# Task prompt:
In this exercise, return the whole listing exactly, excluding any images.

# Available data:
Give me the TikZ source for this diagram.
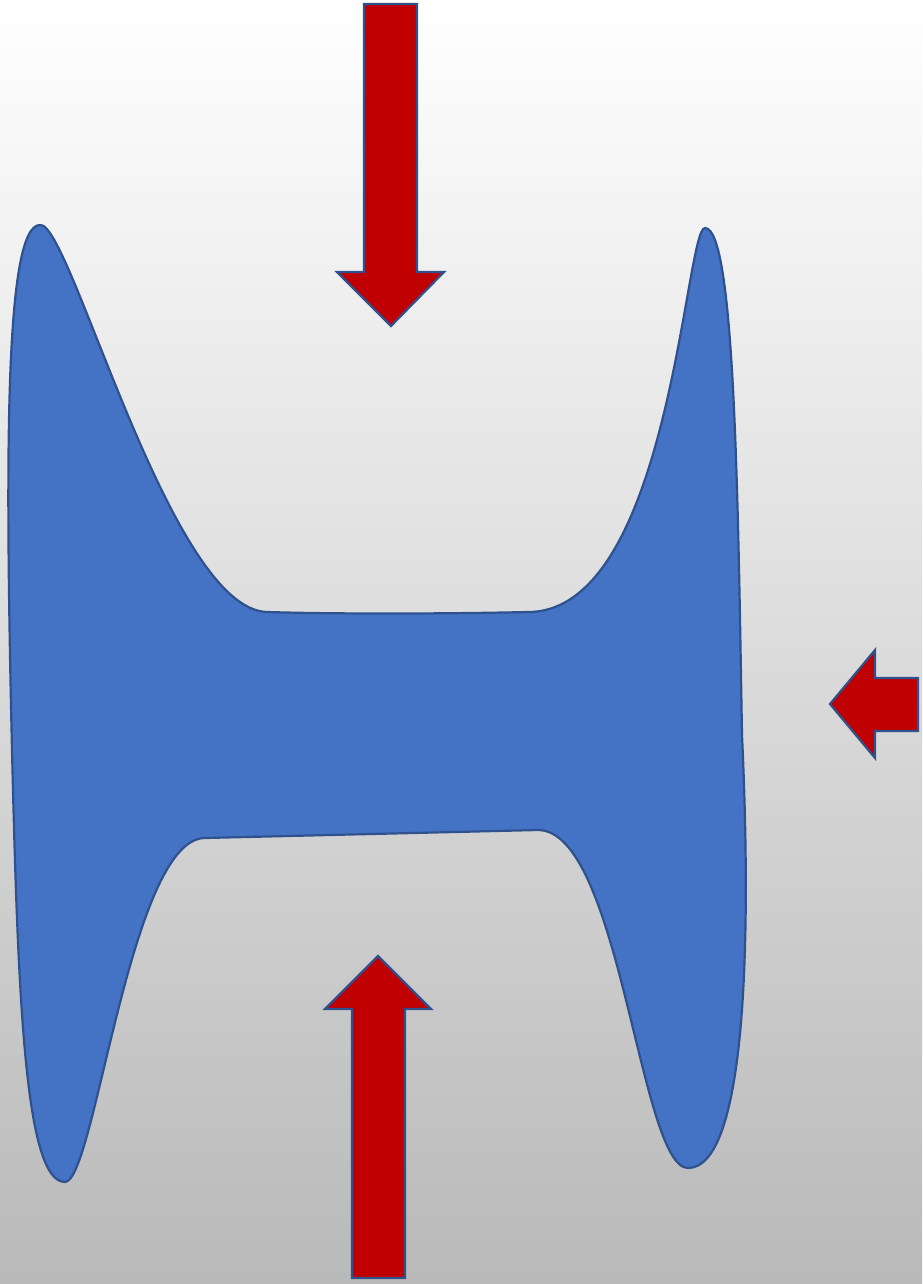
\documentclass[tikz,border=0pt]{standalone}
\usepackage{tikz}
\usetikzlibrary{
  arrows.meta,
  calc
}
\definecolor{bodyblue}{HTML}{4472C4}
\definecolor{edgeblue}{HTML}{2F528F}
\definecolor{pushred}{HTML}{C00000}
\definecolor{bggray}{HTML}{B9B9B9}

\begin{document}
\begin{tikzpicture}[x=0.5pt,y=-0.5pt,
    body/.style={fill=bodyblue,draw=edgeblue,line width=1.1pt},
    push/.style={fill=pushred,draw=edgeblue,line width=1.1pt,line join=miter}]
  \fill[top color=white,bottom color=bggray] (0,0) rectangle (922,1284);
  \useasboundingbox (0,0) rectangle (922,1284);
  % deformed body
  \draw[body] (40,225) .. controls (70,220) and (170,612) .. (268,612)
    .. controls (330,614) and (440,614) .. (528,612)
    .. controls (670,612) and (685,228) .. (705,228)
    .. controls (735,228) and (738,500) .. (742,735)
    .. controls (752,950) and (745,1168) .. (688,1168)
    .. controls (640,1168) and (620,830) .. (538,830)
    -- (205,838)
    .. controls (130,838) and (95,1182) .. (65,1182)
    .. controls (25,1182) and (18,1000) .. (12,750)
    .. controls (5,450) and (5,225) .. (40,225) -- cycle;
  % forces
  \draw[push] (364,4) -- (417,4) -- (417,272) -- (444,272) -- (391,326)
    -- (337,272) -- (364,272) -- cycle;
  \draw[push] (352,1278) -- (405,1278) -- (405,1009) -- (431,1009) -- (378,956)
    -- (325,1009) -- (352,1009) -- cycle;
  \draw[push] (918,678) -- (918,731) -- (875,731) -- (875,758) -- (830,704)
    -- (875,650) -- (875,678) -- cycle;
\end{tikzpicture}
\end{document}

# Exercise output:
Give me the TikZ source for this diagram.
\documentclass[tikz,border=0pt]{standalone}
\usepackage{tikz}
\usetikzlibrary{
  arrows.meta,
  calc
}
\definecolor{bodyblue}{HTML}{4472C4}
\definecolor{edgeblue}{HTML}{2F528F}
\definecolor{pushred}{HTML}{C00000}
\definecolor{bggray}{HTML}{B9B9B9}

\begin{document}
\begin{tikzpicture}[x=0.5pt,y=-0.5pt,
    body/.style={fill=bodyblue,draw=edgeblue,line width=1.1pt},
    push/.style={fill=pushred,draw=edgeblue,line width=1.1pt,line join=miter}]
  \fill[top color=white,bottom color=bggray] (0,0) rectangle (922,1284);
  \useasboundingbox (0,0) rectangle (922,1284);
  % deformed body
  \draw[body] (40,225) .. controls (70,220) and (170,612) .. (268,612)
    .. controls (330,614) and (440,614) .. (528,612)
    .. controls (670,612) and (685,228) .. (705,228)
    .. controls (735,228) and (738,500) .. (742,735)
    .. controls (752,950) and (745,1168) .. (688,1168)
    .. controls (640,1168) and (620,830) .. (538,830)
    -- (205,838)
    .. controls (130,838) and (95,1182) .. (65,1182)
    .. controls (25,1182) and (18,1000) .. (12,750)
    .. controls (5,450) and (5,225) .. (40,225) -- cycle;
  % forces
  \draw[push] (364,4) -- (417,4) -- (417,272) -- (444,272) -- (391,326)
    -- (337,272) -- (364,272) -- cycle;
  \draw[push] (352,1278) -- (405,1278) -- (405,1009) -- (431,1009) -- (378,956)
    -- (325,1009) -- (352,1009) -- cycle;
  \draw[push] (918,678) -- (918,731) -- (875,731) -- (875,758) -- (830,704)
    -- (875,650) -- (875,678) -- cycle;
\end{tikzpicture}
\end{document}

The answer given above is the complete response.